SUPERCONDUCTIVITY COMMUNICATIONS, Vol.14, No.3, June. 2005

10. SFQデジタル技術の現状と将来


 SFQを使ったデジタル技術がこのところ世の中をにぎわしている。SFQとは単一磁束量子のことだ。単一磁束量子を回路の中を動かして演算をするということを想像しても楽しい。しかし、楽しいから研究をやるということでは済まされない。何か有意義なことがあるか研究を行うのである。

現在のCMOS、これは今のコンピュータを形成している主要な技術であるが、このCMOSも微細化が進められ、行き着くところへ来たという感じである。まず、消費電力が大きくなってしまい、これ以上集積できなくなってきた。また、配線のディレイは微細化によってスケールしないので、微細化が進んでも一向に小さくならずむしろ大きくなっている。このように、消費電力の問題、あるいは配線のディレイは、CMOSのアキレス腱ともいえるものだ。

ところで、SFQ技術はこのCMOSの問題を解決しそうなのである。まず、消費電力はCMOSに比べて3桁程度小さい。SFQは止まっていれば、超伝導なので電力は消費しない。動いていても、電力は非常に小さい。また、SFQ論理はCMOS論理と違って、パルス論理であるがために、線路の中にいくつものSFQを入れることが出来、そのためにスループットが非常に高く出来、また超伝導回路であるのでCR時定数では支配されずに、回路を伝播する速度は、光速(回路の)である。

このように、SFQ技術はCMOSの今直面している問題を解決できそうな技術であり、世界的にも研究が進められている。しかし、SFQ技術は超伝導を使うために動作環境は極低温になってしまい、あれにもこれにも応用できるわけではない。応用分野は、極低温を使うということで、ある程度システム的に大きなものにならざるを得ない。我国では、ルータのスイッチを目指して研究を進めている。また、将来のコンピュータとして応用が可能なマイクロプロセッサーの研究も行っている。このほか、SFQの特長を生かしたA/Dコンバータの研究もある。

ルータ用のスイッチの研究は非常に進んでいる。現在、回路の研究としてどうしても通らなければならない回路設計技術の開発では、セルベースの手法をとり、トップダウンで回路を設計できるようになっており、また、自動配置配線のツールも開発済みだ。

また、新しい集積プロセスも開発を終了している。配線層の数を増やすには、どうしても平坦化をしなければならない。各層に平坦化技術を導入したプロセス技術は開発済みで、現在までに9層のNbレイヤーを持つものが完成している。

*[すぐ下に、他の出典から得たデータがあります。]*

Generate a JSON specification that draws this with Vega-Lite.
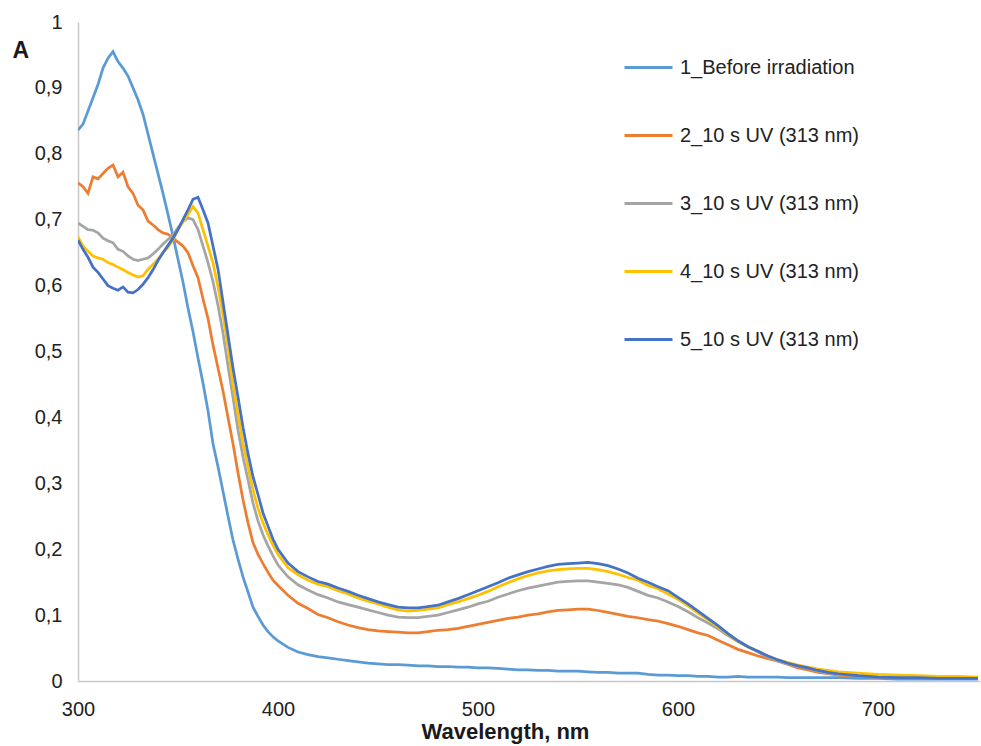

ところで、ここで重大な問題が出てきた。それは、これまで動作できる回路がジョセフソン接合の数にして、順調に伸びてきたのが、ここへ来て伸びがなかなか上昇しなくなったことだ。現在最も大きな回路は、マイクロプロセッサーで、7200接合を含んでいる。回路としては、さらに大きなものも作れなくては話にならない。研究を進めてゆくと、どうもこれは、電源電流が大きくなり、その作る磁場が回路の動作に影響を与えているらしい。現在、電源電流の部分をシールドしたり、回路を工夫して電流が集中しないようにするなどの対策を行おうとしている。さらに抜本的に電源電流の問題を解決する方策を考えているところだ。

さて、このような回路の問題ばかりではなく、システムとして動くかという問題がある。すなわち、室温から信号を入れ、低温環境から室温の信号を出すということだ。この問題は、最も重要な問題であるにもかかわらず、今まで手がつけられていなかった。最も重要なところは、ジョセフソンの出力が小さく(0.4 mV)、室温の半導体装置には直接つなぐことが出来無くて、増幅をしてやらなければならない。しかも、高速につなぐことはそれほど簡単なことではない。そこで現在、SFQの信号をジョセフソン接合で増幅し、さらに化合物半導体の増幅器で増幅しようとしている。この結果はそのうちに出てくると思われるが、この成否がプロジェクトの成否を左右するといっても過言ではない。

このように、SFQ技術は、成功すれば面白い技術になるが、その成否は現在取り組んでいる問題の成否にかかっているといっても良い。